A bucket full of water weighs 5 kg, it is pulled from a well 20 m deep. There is a small hole in the bucket through which water leaks at a constant rate. If it is observed that for every meter the bucket loses 0.2 kg mass of water, then the total work done in pulling the bucket up from the well is `[g = 10ms^(-2)`]

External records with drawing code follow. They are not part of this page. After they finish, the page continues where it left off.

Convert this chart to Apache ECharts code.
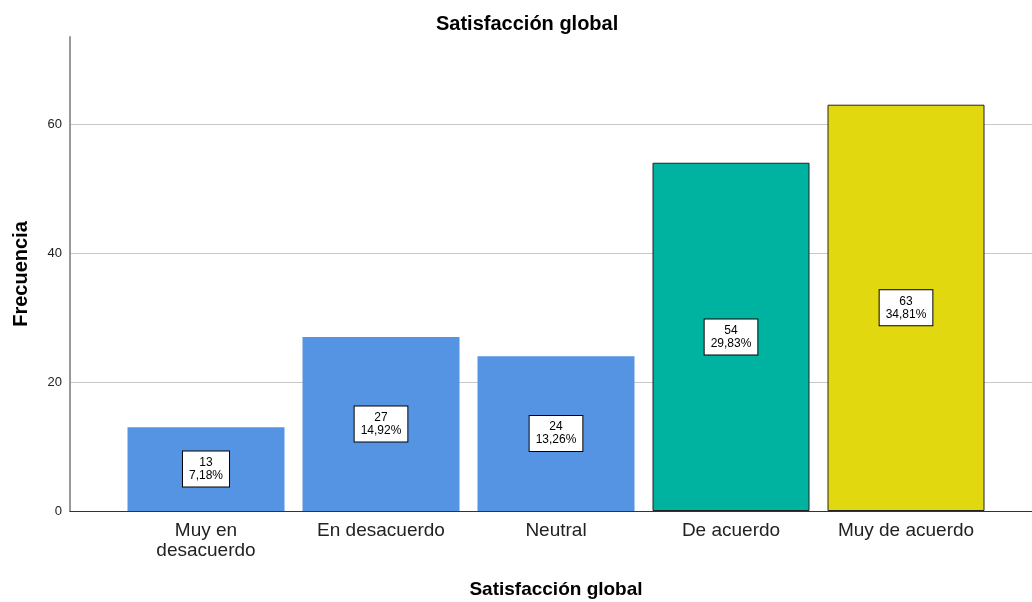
<!DOCTYPE html>
<html>
<head>
<meta charset="utf-8">
<script src="https://cdn.jsdelivr.net/npm/echarts@6/dist/echarts.min.js"></script>
<style>html,body{margin:0;padding:0;background:#fff}#c{width:1032px;height:602px}</style>
</head>
<body>
<div id="c"></div>
<script>
const categories = ['Muy en\ndesacuerdo', 'En desacuerdo', 'Neutral', 'De acuerdo', 'Muy de acuerdo'];
const frequencies = [13, 27, 24, 54, 63];
const percentLabels = ['7,18%', '14,92%', '13,26%', '29,83%', '34,81%'];
const yTicks = [0, 20, 40, 60];

const barColors = ['#5594E3', '#5594E3', '#5594E3', '#00B2A0', '#E2D810'];
const barBorders = [null, null, null, '#222', '#222'];
const FONT = 'Liberation Sans, Arial, sans-serif';
const YMAX = 73.5;

const chart = echarts.init(document.getElementById('c'), null, {renderer: 'canvas'});
chart.setOption({
  animation: false,
  backgroundColor: '#fff',
  title: {
    text: 'Satisfacción global', left: 431, top: 9,
    textStyle: {fontFamily: FONT, fontSize: 20, fontWeight: 'bold', color: '#000'}
  },
  grid: [
    {left: 70, right: 0, top: 37, bottom: 91, containLabel: false, outerBoundsMode: 'none'},
    {left: 118.5, right: 38.5, top: 37, bottom: 91, containLabel: false, outerBoundsMode: 'none'}
  ],
  xAxis: [
    {
      gridIndex: 0, type: 'value', min: 0, max: 1,
      axisLine: {show: true, onZero: false, lineStyle: {color: '#333', width: 1}},
      axisTick: {show: false}, axisLabel: {show: false}, splitLine: {show: false}
    },
    {
      gridIndex: 1, type: 'category', data: categories,
      axisLine: {show: false}, axisTick: {show: false},
      axisLabel: {fontFamily: FONT, fontSize: 19, color: '#222', margin: 10, lineHeight: 20, interval: 0},
      name: 'Satisfacción global', nameLocation: 'middle', nameGap: 69,
      nameTextStyle: {fontFamily: FONT, fontSize: 19, fontWeight: 'bold', color: '#000'}
    }
  ],
  yAxis: [
    {
      gridIndex: 0, type: 'value', min: 0, max: YMAX, interval: 20,
      axisLine: {show: true, lineStyle: {color: '#999', width: 2}},
      axisTick: {show: false},
      axisLabel: {
        fontFamily: FONT, fontSize: 13, color: '#222', margin: 8, showMaxLabel: false,
        formatter: v => yTicks.includes(v) ? String(v) : ''
      },
      splitLine: {show: true, showMaxLine: false, showMinLine: false, lineStyle: {color: '#c8c8c8', width: 1}},
      name: 'Frecuencia', nameLocation: 'middle', nameGap: 39,
      nameTextStyle: {fontFamily: FONT, fontSize: 20, fontWeight: 'bold', color: '#000'}
    },
    {
      gridIndex: 1, type: 'value', min: 0, max: YMAX, interval: 20, show: false
    }
  ],
  series: [{
    type: 'bar', xAxisIndex: 1, yAxisIndex: 1,
    barWidth: 157,
    data: frequencies.map((v, i) => ({
      value: v,
      itemStyle: {
        color: barColors[i],
        borderColor: barBorders[i] || barColors[i],
        borderWidth: barBorders[i] ? 1 : 0
      }
    })),
    label: {
      show: true, position: 'inside',
      formatter: p => frequencies[p.dataIndex] + '\n' + percentLabels[p.dataIndex],
      fontFamily: FONT, fontSize: 12, lineHeight: 13, color: '#000',
      backgroundColor: '#fff', borderColor: '#000', borderWidth: 1,
      padding: [5, 6, 4, 6]
    }
  }]
});
</script>
</body>
</html>
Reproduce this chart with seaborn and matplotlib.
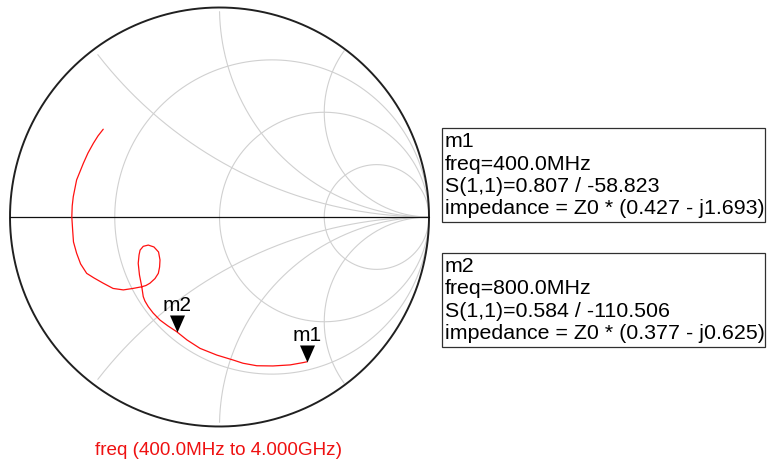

To solve the problem of calculating the total work done in pulling the bucket up from a well, we will follow these steps: ### Step 1: Understand the Problem We have a bucket full of water weighing 5 kg, and it is being pulled up from a depth of 20 m. The bucket loses water at a rate of 0.2 kg for every meter it is pulled up. ### Step 2: Determine the Mass of the Bucket at Different Heights As the bucket is pulled up, the mass of the water in the bucket decreases. The mass of the water left in the bucket at a height \( x \) (where \( x \) is the height from the bottom of the well) can be expressed as: \[ m(x) = 5 \, \text{kg} - 0.2 \, \text{kg/m} \times x \] ### Step 3: Calculate the Weight of the Bucket at Height \( x \) The weight of the bucket at height \( x \) is given by: \[ W(x) = m(x) \cdot g = (5 - 0.2x) \cdot 10 \] where \( g = 10 \, \text{m/s}^2 \). ### Step 4: Calculate the Work Done in Pulling the Bucket The work done \( dW \) in pulling the bucket up a small distance \( dx \) is equal to the weight of the bucket at height \( x \) times the distance \( dx \): \[ dW = W(x) \cdot dx = (50 - 2x) \, dx \] ### Step 5: Integrate to Find Total Work Done To find the total work done \( W \) in pulling the bucket from the bottom of the well (0 m) to the top (20 m), we integrate \( dW \) from 0 to 20: \[ W = \int_0^{20} (50 - 2x) \, dx \] ### Step 6: Perform the Integration Calculating the integral: \[ W = \int_0^{20} 50 \, dx - \int_0^{20} 2x \, dx \] Calculating each part: 1. \(\int_0^{20} 50 \, dx = 50x \Big|_0^{20} = 50 \times 20 - 50 \times 0 = 1000\) 2. \(\int_0^{20} 2x \, dx = x^2 \Big|_0^{20} = 20^2 - 0^2 = 400\) Thus, \[ W = 1000 - 400 = 600 \, \text{J} \] ### Final Answer The total work done in pulling the bucket up from the well is \( 600 \, \text{J} \). ---